54 Change in trustees

(1) In this section:
"new trustee" means a trustee appointed in substitution for a trustee or a trustee appointed in addition to a trustee or trustees.
"responsible entity" means a responsible entity within the meaning of the Corporations Act 2001 of the Commonwealth.
"special trustee" means:
(a) the NSW Trustee and Guardian, and
(b) a trustee company within the meaning of the Trustee Companies Act 1964 , and
(c) a corporation constituted under the law of another Australian jurisdiction that, in the Chief Commissioner’s opinion, corresponds in that jurisdiction to the NSW Trustee and Guardian or a trustee company referred to in paragraph (b), and
(d) the trustees of a fund that is a complying superannuation fund within the meaning of section 267 of the Commonwealth Income Tax Assessment Act 1936 or that, in the opinion of the trustees, will become a complying superannuation fund within 12 months after the execution of:
(i) an instrument appointing a new trustee, or
(ii) an instrument by which a trustee retires without a new trustee being appointed in place of the retiree.

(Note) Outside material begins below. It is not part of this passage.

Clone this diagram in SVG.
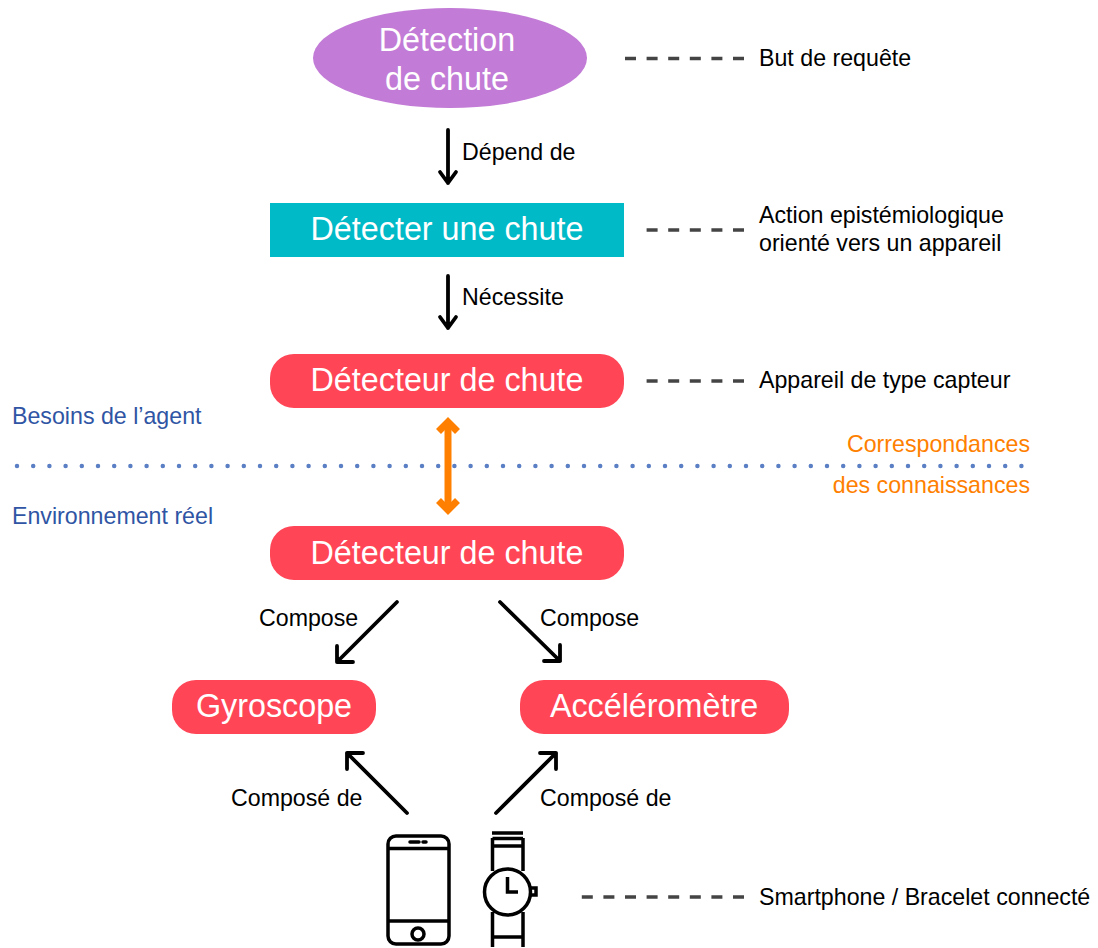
<svg xmlns="http://www.w3.org/2000/svg" width="1098" height="948" viewBox="0 0 1098 948">
<style>
text{font-family:"Liberation Sans",Arial,sans-serif}
.big{font-size:32.3px;fill:#fff;text-anchor:middle}
.lab{font-size:23.2px;fill:#000}
.blue{font-size:23.2px;fill:#2f55a4}
.or{font-size:23.2px;fill:#ff8000;text-anchor:end}
.dash{stroke:#444;stroke-width:3.4;stroke-dasharray:11 10.6;fill:none}
.arr{stroke:#000;stroke-width:3.8;fill:none;stroke-linecap:round;stroke-linejoin:round}
.pill{fill:#ff4556}
.ic{stroke:#000;stroke-width:3.5;fill:none}
</style>
<rect width="1098" height="948" fill="#fff"/>
<g id="connectors">
<path class="arr" d="M448 130V183M440 172L448 183L456 172"/>
<path class="arr" d="M448 276V328M440 317L448 328L456 317"/>
<path class="arr" d="M397 602L337 662M337 646L337 662L353 662"/>
<path class="arr" d="M500 602L560 661M544 661L560 661L560 645"/>
<path class="arr" d="M407 813L347 753M347 769L347 753L363 753"/>
<path class="arr" d="M496 813L556 753M540 753L556 753L556 769"/>
<path d="M448 425V508" stroke="#ff8000" stroke-width="7" fill="none"/>
<path d="M438.500 431.500L448 422L457.500 431.500M438.500 500.500L448 510L457.500 500.500" stroke="#ff8000" stroke-width="7" fill="none"/>
<path class="dash" d="M625 58.500H745"/>
<path class="dash" d="M646.600 230H745"/>
<path class="dash" d="M646.600 381H745"/>
<path class="dash" d="M581.800 897H745"/>
<path d="M17 466H1028" stroke="#5b7fc4" stroke-width="4.5" stroke-linecap="round" stroke-dasharray="0 16.2" fill="none"/>
</g>
<g id="n-goal"><ellipse cx="450" cy="58" rx="137" ry="50" fill="#c27bd6"/><text class="big" x="447" y="51">Détection</text><text class="big" x="447" y="90">de chute</text></g>
<g id="n-action"><rect x="270" y="203" width="354" height="54" fill="#00bac8"/><text class="big" x="447" y="240">Détecter une chute</text></g>
<g id="n-det1"><rect class="pill" x="270" y="354" width="354" height="54" rx="24"/><text class="big" x="447" y="391">Détecteur de chute</text></g>
<g id="n-det2"><rect class="pill" x="270" y="526" width="354" height="54" rx="24"/><text class="big" x="447" y="563.500">Détecteur de chute</text></g>
<g id="n-gyro"><rect class="pill" x="172" y="680" width="204" height="54" rx="24"/><text class="big" x="274" y="717">Gyroscope</text></g>
<g id="n-acc"><rect class="pill" x="520" y="680" width="269" height="54" rx="24"/><text class="big" x="654" y="717">Accéléromètre</text></g>
<g id="n-phone" class="ic">
<rect x="388" y="836" width="61" height="108" rx="8"/>
<path d="M388 848.500H449M388 921H449"/>
<circle cx="418" cy="934" r="6"/>
<path d="M410 842H419M423 842H426" stroke-linecap="round"/>
</g>
<g id="n-watch" class="ic">
<path d="M492 833H523M492.500 838V871M523 838V871M492.500 838.500H523M492.500 846H523M492.500 912V947M523 912V947M492.500 937H523"/>
<circle cx="507.500" cy="892" r="23"/>
<path d="M507.500 877V892H518M530 888H536V895H530"/>
</g>
<g id="labels">
<text class="lab" x="462" y="160">Dépend de</text>
<text class="lab" x="462" y="305">Nécessite</text>
<text class="lab" x="259" y="626">Compose</text>
<text class="lab" x="540" y="626">Compose</text>
<text class="lab" x="231" y="806">Composé de</text>
<text class="lab" x="540" y="806">Composé de</text>
<text class="lab" x="759" y="66">But de requête</text>
<text class="lab" x="759" y="223">Action epistémiologique</text>
<text class="lab" x="759" y="251">orienté vers un appareil</text>
<text class="lab" x="759" y="388">Appareil de type capteur</text>
<text class="lab" x="759" y="905">Smartphone / Bracelet connecté</text>
<text class="blue" x="12" y="424">Besoins de l’agent</text>
<text class="blue" x="12" y="524">Environnement réel</text>
<text class="or" x="1030" y="452">Correspondances</text>
<text class="or" x="1030" y="493">des connaissances</text>
</g>
</svg>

(2) Duty of $50 is chargeable in respect of a transfer of dutiable property to a special trustee as a consequence of the retirement of a trustee or the appointment of a new trustee.
(3) Duty of $50 is chargeable in respect of a transfer of dutiable property to a person other than a special trustee as a consequence of the retirement of a trustee or the appointment of a new trustee, if the Chief Commissioner is satisfied that, as the case may be:
(a) none of the continuing trustees remaining after the retirement of a trustee is or can become a beneficiary under the trust, and
(b) none of the trustees of the trust after the appointment of a new trustee is or can become a beneficiary under the trust, and
(c) the transfer is not part of a scheme for conferring an interest, in relation to the trust property, on a new trustee or any other person, whether as a beneficiary or otherwise, to the detriment of the beneficial interest or potential beneficial interest of any person.

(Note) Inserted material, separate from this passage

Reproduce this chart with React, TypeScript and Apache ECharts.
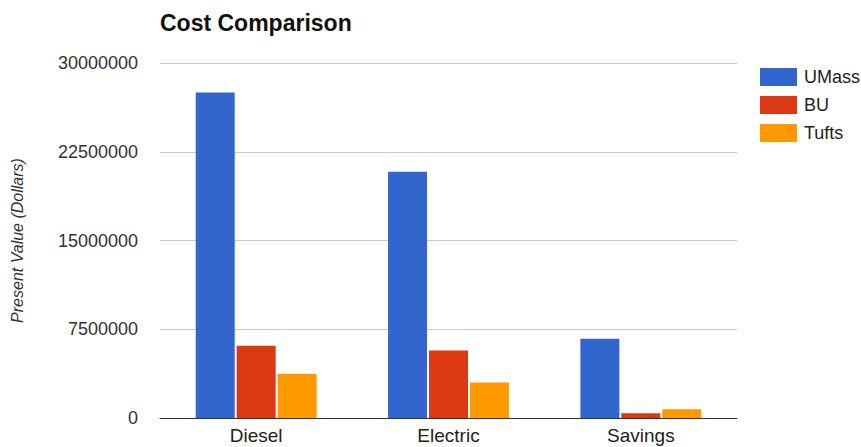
import React, { useEffect, useRef } from "react";
import * as echarts from "echarts";

const categories = ["Diesel", "Electric", "Savings"];
const seriesNames = ["UMass", "BU", "Tufts"];
const umass = [27500000, 20800000, 6700000];
const bu = [6100000, 5700000, 400000];
const tufts = [3750000, 3000000, 750000];
const colors = ["#3366CC", "#DC3912", "#FF9900"];

export default function App() {
  const ref = useRef<HTMLDivElement>(null);
  useEffect(() => {
    if (!ref.current) return;
    const chart = echarts.init(ref.current, null, { renderer: "svg" });
    const data = [umass, bu, tufts];
    chart.setOption({
      animation: false,
      backgroundColor: "#ffffff",
      color: colors,
      title: {
        text: "Cost Comparison",
        left: 155,
        top: 6,
        textStyle: { fontFamily: "Liberation Sans, Arial", fontSize: 23, fontWeight: "bold", color: "#111" },
      },
      legend: {
        orient: "vertical",
        left: 755,
        top: 63,
        itemWidth: 37,
        itemHeight: 18,
        itemGap: 10,
        icon: "rect",
        data: seriesNames,
        textStyle: { fontFamily: "Liberation Sans, Arial", fontSize: 18, color: "#222", padding: [0, 0, 0, 2] },
      },
      grid: { left: 160, right: 124, top: 63, bottom: 29, containLabel: false },
      xAxis: {
        type: "category",
        data: categories,
        axisTick: { show: false },
        axisLine: { lineStyle: { color: "#333", width: 1 } },
        axisLabel: { fontFamily: "Liberation Sans, Arial", fontSize: 19, color: "#222", margin: 8 },
      },
      yAxis: {
        type: "value",
        min: 0,
        max: 30000000,
        interval: 7500000,
        name: "Present Value (Dollars)",
        nameLocation: "middle",
        nameGap: 135,
        nameTextStyle: { fontFamily: "Liberation Sans, Arial", fontSize: 16, fontStyle: "italic", color: "#333" },
        axisLine: { show: false },
        axisTick: { show: false },
        splitLine: { lineStyle: { color: "#cccccc", width: 1 } },
        axisLabel: {
          fontFamily: "Liberation Sans, Arial",
          fontSize: 18,
          color: "#333",
          margin: 22,
          formatter: (v: number) => String(v),
        },
      },
      series: seriesNames.map((name, i) => ({
        name,
        type: "bar",
        data: data[i],
        barWidth: 39,
        barGap: "5%",
        itemStyle: { color: colors[i] },
      })),
    });
    return () => chart.dispose();
  }, []);
  return <div ref={ref} style={{ width: 861, height: 447, position: "absolute", left: 0, top: 0 }} />;
}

If the Chief Commissioner is not so satisfied, the transfer is chargeable with the same duty as a transfer to a beneficiary under and in conformity with the trusts subject to which the property is held, unless subsection (3A) applies.

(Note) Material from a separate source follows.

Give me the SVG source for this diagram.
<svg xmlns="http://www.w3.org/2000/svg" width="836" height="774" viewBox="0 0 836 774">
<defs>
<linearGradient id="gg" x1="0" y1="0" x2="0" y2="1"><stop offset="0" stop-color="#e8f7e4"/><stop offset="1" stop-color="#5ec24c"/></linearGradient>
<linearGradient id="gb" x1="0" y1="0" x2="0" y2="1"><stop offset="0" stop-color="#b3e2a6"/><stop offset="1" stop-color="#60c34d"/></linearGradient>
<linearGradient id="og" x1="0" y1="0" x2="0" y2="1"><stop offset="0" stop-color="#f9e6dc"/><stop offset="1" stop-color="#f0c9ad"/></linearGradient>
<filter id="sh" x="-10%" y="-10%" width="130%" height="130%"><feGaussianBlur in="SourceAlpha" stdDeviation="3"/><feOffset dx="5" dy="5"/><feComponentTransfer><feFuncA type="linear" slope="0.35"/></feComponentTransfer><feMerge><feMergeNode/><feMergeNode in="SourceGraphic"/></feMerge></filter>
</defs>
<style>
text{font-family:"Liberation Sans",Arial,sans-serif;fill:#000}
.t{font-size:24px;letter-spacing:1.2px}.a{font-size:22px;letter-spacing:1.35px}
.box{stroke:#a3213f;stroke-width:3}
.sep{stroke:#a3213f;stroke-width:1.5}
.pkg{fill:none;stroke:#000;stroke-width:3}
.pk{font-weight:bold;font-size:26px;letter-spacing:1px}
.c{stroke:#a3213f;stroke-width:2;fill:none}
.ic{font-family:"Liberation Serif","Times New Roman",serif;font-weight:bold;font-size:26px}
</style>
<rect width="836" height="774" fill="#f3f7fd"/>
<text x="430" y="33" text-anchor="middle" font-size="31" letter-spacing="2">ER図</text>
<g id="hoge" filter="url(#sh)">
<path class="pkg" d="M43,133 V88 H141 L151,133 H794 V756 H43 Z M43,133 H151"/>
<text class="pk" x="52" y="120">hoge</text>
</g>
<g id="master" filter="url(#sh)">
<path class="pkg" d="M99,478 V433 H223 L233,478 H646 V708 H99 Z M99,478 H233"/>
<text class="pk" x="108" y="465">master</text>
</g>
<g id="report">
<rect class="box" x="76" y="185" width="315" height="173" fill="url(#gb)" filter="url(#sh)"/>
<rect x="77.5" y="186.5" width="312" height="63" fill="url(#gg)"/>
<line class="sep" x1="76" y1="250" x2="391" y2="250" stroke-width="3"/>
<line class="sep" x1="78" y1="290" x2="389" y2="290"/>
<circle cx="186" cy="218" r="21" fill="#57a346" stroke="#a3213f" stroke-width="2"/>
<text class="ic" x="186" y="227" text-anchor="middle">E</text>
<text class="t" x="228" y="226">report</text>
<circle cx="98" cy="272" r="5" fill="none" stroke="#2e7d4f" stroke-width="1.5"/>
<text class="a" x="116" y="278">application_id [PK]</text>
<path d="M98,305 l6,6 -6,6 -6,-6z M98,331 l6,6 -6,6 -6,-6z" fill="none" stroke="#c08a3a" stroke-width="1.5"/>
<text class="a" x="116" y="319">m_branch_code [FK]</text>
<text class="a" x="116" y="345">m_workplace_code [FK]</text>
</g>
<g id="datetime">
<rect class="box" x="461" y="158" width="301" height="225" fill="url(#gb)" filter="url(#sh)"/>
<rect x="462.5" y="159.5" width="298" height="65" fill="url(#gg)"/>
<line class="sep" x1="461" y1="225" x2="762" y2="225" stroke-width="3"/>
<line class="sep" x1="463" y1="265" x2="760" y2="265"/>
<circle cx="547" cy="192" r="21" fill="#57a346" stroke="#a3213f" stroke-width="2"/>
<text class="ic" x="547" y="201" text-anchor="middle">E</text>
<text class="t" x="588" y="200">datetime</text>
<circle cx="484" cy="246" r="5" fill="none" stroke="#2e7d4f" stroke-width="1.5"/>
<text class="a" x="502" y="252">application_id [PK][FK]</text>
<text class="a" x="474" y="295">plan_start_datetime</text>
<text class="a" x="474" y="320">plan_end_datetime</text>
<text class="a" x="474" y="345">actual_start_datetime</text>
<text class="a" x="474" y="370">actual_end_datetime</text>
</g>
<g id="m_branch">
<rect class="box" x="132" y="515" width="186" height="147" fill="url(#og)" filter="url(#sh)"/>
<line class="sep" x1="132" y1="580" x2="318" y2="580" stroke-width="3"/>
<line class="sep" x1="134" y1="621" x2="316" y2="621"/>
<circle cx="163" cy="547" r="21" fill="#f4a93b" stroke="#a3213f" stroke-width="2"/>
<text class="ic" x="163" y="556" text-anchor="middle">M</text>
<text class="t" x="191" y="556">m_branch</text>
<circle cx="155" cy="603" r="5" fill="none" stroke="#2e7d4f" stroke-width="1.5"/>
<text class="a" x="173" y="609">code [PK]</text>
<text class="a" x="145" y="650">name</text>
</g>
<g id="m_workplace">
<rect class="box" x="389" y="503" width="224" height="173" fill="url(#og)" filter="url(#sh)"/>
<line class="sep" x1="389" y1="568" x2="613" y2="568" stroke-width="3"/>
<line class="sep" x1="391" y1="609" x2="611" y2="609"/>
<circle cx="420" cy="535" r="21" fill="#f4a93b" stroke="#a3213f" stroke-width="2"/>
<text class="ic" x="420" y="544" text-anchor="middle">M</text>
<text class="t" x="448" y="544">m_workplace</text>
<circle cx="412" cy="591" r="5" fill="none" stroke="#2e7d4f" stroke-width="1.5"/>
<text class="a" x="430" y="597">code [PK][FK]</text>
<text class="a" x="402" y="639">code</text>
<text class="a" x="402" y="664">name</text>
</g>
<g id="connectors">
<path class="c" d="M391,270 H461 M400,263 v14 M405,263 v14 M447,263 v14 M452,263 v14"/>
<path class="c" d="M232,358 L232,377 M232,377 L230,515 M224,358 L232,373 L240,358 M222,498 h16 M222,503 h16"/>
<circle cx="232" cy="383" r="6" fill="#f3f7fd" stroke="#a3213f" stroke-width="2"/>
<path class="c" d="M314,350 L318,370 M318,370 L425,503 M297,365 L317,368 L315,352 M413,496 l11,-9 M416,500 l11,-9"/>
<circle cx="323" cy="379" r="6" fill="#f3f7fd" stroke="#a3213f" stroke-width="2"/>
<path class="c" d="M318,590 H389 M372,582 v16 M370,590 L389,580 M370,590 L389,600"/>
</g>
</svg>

(3A) Duty of $50 is chargeable in respect of a transfer of dutiable property as a consequence of the retirement of a responsible entity of a managed investment scheme or the appointment of a new responsible entity of a managed investment scheme if the Chief Commissioner is satisfied that the only beneficial interest acquired by a person in relation to the dutiable property as a result of the transfer is a beneficial interest acquired by the replacement or new responsible entity solely because of its appointment as responsible entity for the scheme.
(3B) Duty of $50 is chargeable in respect of a vesting of land in New South Wales by, or expressly authorised by, statute law (as referred to in section 8 (1) (b) (vii)) in a person or responsible entity if the Chief Commissioner is satisfied that subsection (2), (3) or (3A) would apply in respect of the dutiable transaction if it were a transfer of dutiable property.
(4) Duty of $50 is chargeable in respect of a transfer of dutiable property to a responsible entity if the Chief Commissioner is satisfied that the transfer is necessary to enable an undertaking that existed before the commencement of Chapter 5C of the Corporations Law to become a registered scheme within the meaning of Division 11 of Part 11.2 of the Corporations Law (as continued in effect by section 1408 of the Corporations Act 2001 of the Commonwealth).